**SUPPLIED DATA:**
===

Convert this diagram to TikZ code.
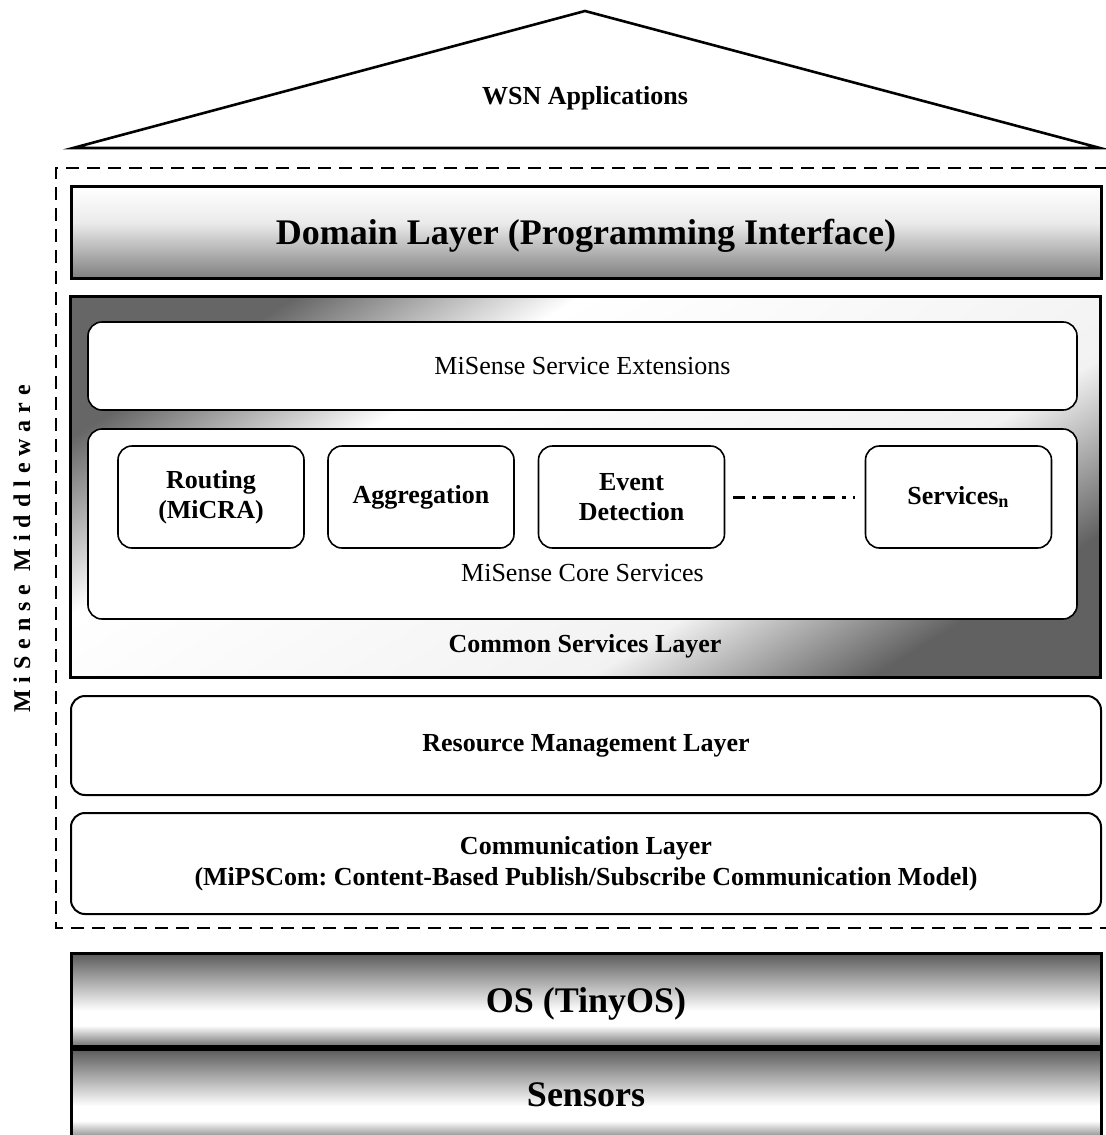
\documentclass[tikz,border=0pt]{standalone}
\usepackage{fontspec}
\setmainfont{Liberation Serif}
\newfontfamily\spacedfont[LetterSpace=29]{Liberation Serif}
\usetikzlibrary{positioning}
\pgfdeclarehorizontalshading{sweep}{100bp}{color(0bp)=(black!60); color(25bp)=(black!60); color(37bp)=(white); color(63bp)=(white!95!black); color(75bp)=(black!62); color(100bp)=(black!62)}
\pgfdeclareverticalshading{drum}{100bp}{color(0bp)=(black!55); color(25bp)=(black!55); color(36bp)=(white); color(44bp)=(white); color(75bp)=(black!65); color(100bp)=(black!65)}
\pgfdeclareverticalshading{slab}{100bp}{color(0bp)=(black!50); color(25bp)=(black!50); color(55bp)=(black!8); color(75bp)=(white); color(100bp)=(white)}
\begin{document}
\begin{tikzpicture}[x=0.5pt,y=-0.5pt,
  layer/.style={draw,line width=1.5pt,minimum width=515pt,inner sep=0pt},
  panel/.style={draw,fill=white,rounded corners=7pt,line width=0.8pt,inner sep=0pt},
  svc/.style={panel,minimum width=93pt,minimum height=51pt,align=center,font=\bfseries\fontsize{13}{15}\selectfont},
  lbl/.style={inner sep=0pt,align=center,font=\bfseries\fontsize{13}{15.5}\selectfont},
  big/.style={text depth=0pt,font=\bfseries\fontsize{18}{22}\selectfont},
  frame/.style={line width=1.2pt,dash pattern=on 6.5pt off 4pt},
  dotline/.style={line width=1.5pt,dash pattern=on 6pt off 3.5pt on 2pt off 3.5pt}]
\useasboundingbox (0,0) rectangle (1105,1135);

% applications roof
\draw[line width=1.3pt] (585,11) -- (1100,148) -- (73,148) -- cycle;
\node[lbl] (apps) at (585,98) {WSN Applications};

% middleware frame
\draw[frame] (1108,168) -- (56,168) -- (56,928) -- (1108,928);
\node[rotate=90,inner sep=0pt,font=\spacedfont\bfseries\fontsize{12}{14}\selectfont] (mw) at (22,549) {MiSense Middleware};

% domain layer
\node[layer,big,shade,shading=slab,minimum height=46pt] (dom) at (586,232) {Domain Layer (Programming Interface)};

% common services layer
\node[layer,shade,shading=sweep,shading angle=-58,minimum height=190.5pt] (csl) at (585,486.5) {};
\node[lbl] (csltxt) at (585,646) {Common Services Layer};
\node[panel,minimum width=494.5pt,minimum height=44pt,font=\fontsize{13}{15}\selectfont] (ext) at (582.5,366) {MiSense Service Extensions};
\node[panel,minimum width=494.5pt,minimum height=95pt] (core) at (582.5,524) {};
\node[inner sep=0pt,font=\fontsize{13}{15}\selectfont] (coretxt) at (582.5,573) {MiSense Core Services};
\node[svc] (route) at (211,497) {Routing\\(MiCRA)};
\node[svc] (aggr) at (421,497) {Aggregation};
\node[svc] (event) at (631.5,497) {Event\\Detection};
\node[svc] (servn) at (958.5,497) {Services\textsubscript{n}};
\draw[dotline,shorten <=4pt,shorten >=5pt] (event) -- (servn);

% resource and communication
\node[panel,lbl,line width=1pt,minimum width=515pt,minimum height=49.5pt] (res) at (586,745.5) {Resource Management Layer};
\node[panel,lbl,line width=1pt,minimum width=515pt,minimum height=50.5pt] (comm) at (586,863.5) {Communication Layer\\(MiPSCom:\ Content-Based Publish/Subscribe Communication Model)};

% platform
\node[layer,big,shade,shading=drum,minimum height=46.5pt] (os) at (586,999.5) {OS (TinyOS)};
\node[layer,big,shade,shading=drum,minimum height=46pt,anchor=north] (sens) at (os.south) {Sensors};
\end{tikzpicture}
\end{document}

===

**DIRECTIVE:**
Leave out any pictures, please, and quote only the lines from the top of the data through the line that contains "(apps) at (585,98)".

**SOLUTION TO THIS TASK:**
Convert this diagram to TikZ code.
\documentclass[tikz,border=0pt]{standalone}
\usepackage{fontspec}
\setmainfont{Liberation Serif}
\newfontfamily\spacedfont[LetterSpace=29]{Liberation Serif}
\usetikzlibrary{positioning}
\pgfdeclarehorizontalshading{sweep}{100bp}{color(0bp)=(black!60); color(25bp)=(black!60); color(37bp)=(white); color(63bp)=(white!95!black); color(75bp)=(black!62); color(100bp)=(black!62)}
\pgfdeclareverticalshading{drum}{100bp}{color(0bp)=(black!55); color(25bp)=(black!55); color(36bp)=(white); color(44bp)=(white); color(75bp)=(black!65); color(100bp)=(black!65)}
\pgfdeclareverticalshading{slab}{100bp}{color(0bp)=(black!50); color(25bp)=(black!50); color(55bp)=(black!8); color(75bp)=(white); color(100bp)=(white)}
\begin{document}
\begin{tikzpicture}[x=0.5pt,y=-0.5pt,
  layer/.style={draw,line width=1.5pt,minimum width=515pt,inner sep=0pt},
  panel/.style={draw,fill=white,rounded corners=7pt,line width=0.8pt,inner sep=0pt},
  svc/.style={panel,minimum width=93pt,minimum height=51pt,align=center,font=\bfseries\fontsize{13}{15}\selectfont},
  lbl/.style={inner sep=0pt,align=center,font=\bfseries\fontsize{13}{15.5}\selectfont},
  big/.style={text depth=0pt,font=\bfseries\fontsize{18}{22}\selectfont},
  frame/.style={line width=1.2pt,dash pattern=on 6.5pt off 4pt},
  dotline/.style={line width=1.5pt,dash pattern=on 6pt off 3.5pt on 2pt off 3.5pt}]
\useasboundingbox (0,0) rectangle (1105,1135);

% applications roof
\draw[line width=1.3pt] (585,11) -- (1100,148) -- (73,148) -- cycle;
\node[lbl] (apps) at (585,98) {WSN Applications};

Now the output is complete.